I've been doing freelance to create an altcoin and my client wants this new coin to be private which means only authorized users can mine and use the coin. What I've been doing so far is to make a new altcoin, keep it in a private repo
Bitcoin sounds like a poor fit for your application for two reasons. First, Bitcoin is designed to keep working even if some people tamper with the inner workings of their client. If you're willing to give that up, you can build something a lot simpler. Second, it's designed to process transactions in a decentralized way, which sounds like the opposite of what you want. If you give that up, and use a central clearinghouse, you can build something much simpler.
So I was wondering how could someone get my code and whether he was able to mine my altcoin.
I don't know whether this person has the source code of your altcoin; I don't know what security measures you've taken. However, having the source code of your altcoin is not nessesary to connect to it. As long as a peer can fake its way through a version
message, that's good enough to make it into getpeerinfo
. The two clients don't need to be running the same code.
And do you have any ideas or suggestions on how I can stop someone from mining my altcoin or only allow certain machines from certain IP addresses can connect to my network and mine even if they have my altcoin source code?

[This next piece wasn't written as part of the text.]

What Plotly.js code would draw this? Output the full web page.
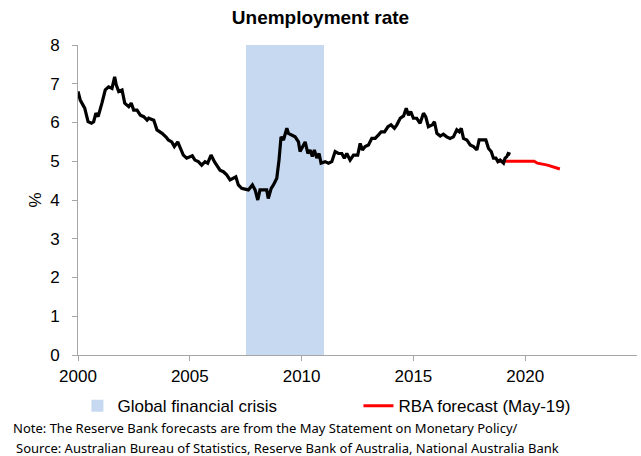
<!DOCTYPE html>
<html>
<head>
<meta charset="utf-8">
<script src="https://cdn.plot.ly/plotly-3.0.1.min.js"></script>
<style>html,body{margin:0;padding:0;background:#fff;}#chart{width:641px;height:456px;}</style>
</head>
<body>
<div id="chart"></div>
<script>
// Unemployment rate (%), x in decimal years
const unempYears = [2000.0,2000.1,2000.3,2000.45,2000.6,2000.7,2000.8,2000.9,2001.07,2001.22,2001.37,2001.52,2001.64,2001.71,2001.82,2001.97,2002.09,2002.27,2002.38,2002.49,2002.64,2002.79,2002.94,2003.09,2003.16,2003.39,2003.53,2003.76,2003.95,2004.04,2004.19,2004.31,2004.46,2004.56,2004.71,2004.86,2005.01,2005.11,2005.23,2005.38,2005.53,2005.68,2005.80,2005.95,2006.10,2006.21,2006.35,2006.50,2006.65,2006.80,2006.95,2007.06,2007.17,2007.32,2007.47,2007.62,2007.80,2007.92,2008.04,2008.14,2008.29,2008.44,2008.51,2008.64,2008.74,2008.89,2008.99,2009.08,2009.19,2009.34,2009.41,2009.56,2009.71,2009.86,2009.93,2010.16,2010.28,2010.38,2010.48,2010.57,2010.68,2010.78,2010.87,2011.05,2011.20,2011.35,2011.50,2011.65,2011.80,2011.91,2012.02,2012.17,2012.32,2012.39,2012.51,2012.62,2012.72,2012.84,2012.99,2013.14,2013.29,2013.44,2013.56,2013.71,2013.86,2014.00,2014.15,2014.26,2014.41,2014.56,2014.68,2014.78,2014.88,2015.00,2015.15,2015.30,2015.45,2015.55,2015.67,2015.85,2015.94,2016.05,2016.20,2016.34,2016.49,2016.64,2016.79,2016.94,2017.05,2017.14,2017.24,2017.39,2017.54,2017.69,2017.84,2017.94,2018.13,2018.24,2018.36,2018.48,2018.58,2018.69,2018.78,2018.88,2019.03,2019.10,2019.18,2019.24,2019.34];
const unempRate = [6.80,6.58,6.37,6.02,5.98,6.02,6.24,6.15,6.50,6.84,6.92,6.88,7.18,6.97,6.80,6.84,6.50,6.41,6.50,6.32,6.32,6.19,6.15,6.06,6.11,6.06,5.81,5.72,5.62,5.55,5.50,5.38,5.50,5.38,5.16,5.08,5.12,5.14,5.03,4.99,4.90,4.99,4.95,5.16,4.99,4.90,4.77,4.73,4.65,4.52,4.56,4.60,4.39,4.30,4.28,4.26,4.39,4.26,4.00,4.26,4.26,4.26,4.04,4.30,4.39,4.56,5.03,5.63,5.55,5.85,5.72,5.68,5.63,5.50,5.25,5.50,5.20,5.29,5.12,5.29,5.08,5.20,4.95,4.99,4.95,4.99,5.25,5.20,5.20,5.08,5.20,5.03,5.16,5.16,5.16,5.46,5.29,5.38,5.42,5.59,5.59,5.68,5.76,5.76,5.89,5.94,5.85,5.94,6.11,6.17,6.37,6.19,6.28,6.11,6.11,5.98,6.24,6.15,5.89,5.94,6.02,5.72,5.65,5.70,5.63,5.59,5.63,5.81,5.76,5.85,5.59,5.55,5.42,5.38,5.29,5.55,5.55,5.55,5.33,5.25,5.08,5.08,4.99,5.03,4.95,5.08,5.12,5.20,5.18];

// RBA forecast (May-19)
const rbaYears = [2018.73,2019.5,2020.0,2020.4,2020.55,2021.0,2021.55];
const rbaRate = [5.0,5.0,5.0,5.0,4.95,4.9,4.8];

// Global financial crisis period
const gfcStart = 2007.5;
const gfcEnd = 2011.0;
const gfcTop = 8;

const xTicks = [2000,2005,2010,2015,2020];
const yTicks = [0,1,2,3,4,5,6,7,8];

const traces = [
  {
    type: 'bar',
    name: 'Global financial crisis',
    x: [(gfcStart + gfcEnd) / 2],
    y: [gfcTop],
    width: [gfcEnd - gfcStart],
    marker: {color: '#c6d9f0', line: {width: 0}},
    hoverinfo: 'skip'
  },
  {
    type: 'scatter', mode: 'lines',
    name: 'RBA forecast (May-19)',
    x: rbaYears, y: rbaRate,
    line: {color: '#ff0000', width: 3}
  },
  {
    type: 'scatter', mode: 'lines',
    name: 'Unemployment rate',
    x: unempYears, y: unempRate,
    line: {color: '#000000', width: 3.2},
    showlegend: false
  }
];

const axisFont = {family: 'Liberation Sans, Arial, sans-serif', size: 17, color: '#000'};
const noteFont = {family: 'Noto Sans, Open Sans, sans-serif', size: 13, color: '#000'};

const layout = {
  width: 641, height: 456,
  margin: {l: 78, r: 4, t: 45, b: 101, autoexpand: false},
  paper_bgcolor: '#fff', plot_bgcolor: '#fff',
  bargap: 0,
  title: {
    text: '<b>Unemployment rate</b>',
    font: {family: 'Liberation Sans, Arial, sans-serif', size: 19, color: '#000'},
    x: 0.5, xref: 'container', y: 0.962, yref: 'container', yanchor: 'middle'
  },
  xaxis: {
    range: [2000, 2025],
    tickvals: xTicks,
    ticktext: xTicks.map(String),
    showgrid: false, zeroline: false,
    showline: true, linecolor: '#a6a6a6', linewidth: 1,
    ticks: 'outside', ticklen: 5, tickcolor: '#a6a6a6',
    ticklabelstandoff: 1,
    tickfont: axisFont
  },
  yaxis: {
    range: [0, 8],
    tickvals: yTicks,
    showgrid: false, zeroline: false,
    showline: true, linecolor: '#a6a6a6', linewidth: 1,
    ticks: 'outside', ticklen: 5, tickcolor: '#a6a6a6',
    ticklabelstandoff: 9,
    tickfont: axisFont,
    title: {text: '%', font: axisFont, standoff: 4}
  },
  showlegend: true,
  legend: {
    orientation: 'h',
    x: -0.001, xanchor: 'left',
    y: -0.107, yanchor: 'top',
    font: axisFont,
    entrywidth: 236, entrywidthmode: 'pixels',
    traceorder: 'normal',
    bgcolor: 'rgba(0,0,0,0)'
  },
  annotations: [
    {
      text: 'Note: The Reserve Bank forecasts are from the May Statement on Monetary Policy/',
      xref: 'paper', yref: 'paper', x: -0.12, y: -0.235, xanchor: 'left', yanchor: 'middle',
      showarrow: false, align: 'left', font: noteFont
    },
    {
      text: 'Source: Australian Bureau of Statistics, Reserve Bank of Australia, National Australia Bank',
      xref: 'paper', yref: 'paper', x: -0.1145, y: -0.30, xanchor: 'left', yanchor: 'middle',
      showarrow: false, align: 'left', font: noteFont
    }
  ]
};

Plotly.newPlot('chart', traces, layout, {displayModeBar: false, staticPlot: true});
</script>
</body>
</html>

Bitcoin's design is going to make that quite difficult. Bitcoin uses a gossip network to move blocks around. If I mine a block, and I tell you about it, then you will tell all of your friends about it. They will in turn tell all of their friends about it too, until everyone knows.
This means that if a single node is misconfigured, and allows external blocks, it broadcasts those to every other node on the network.
It would make more sense to modify the client so that blocks must be signed by a key that is only held by your client.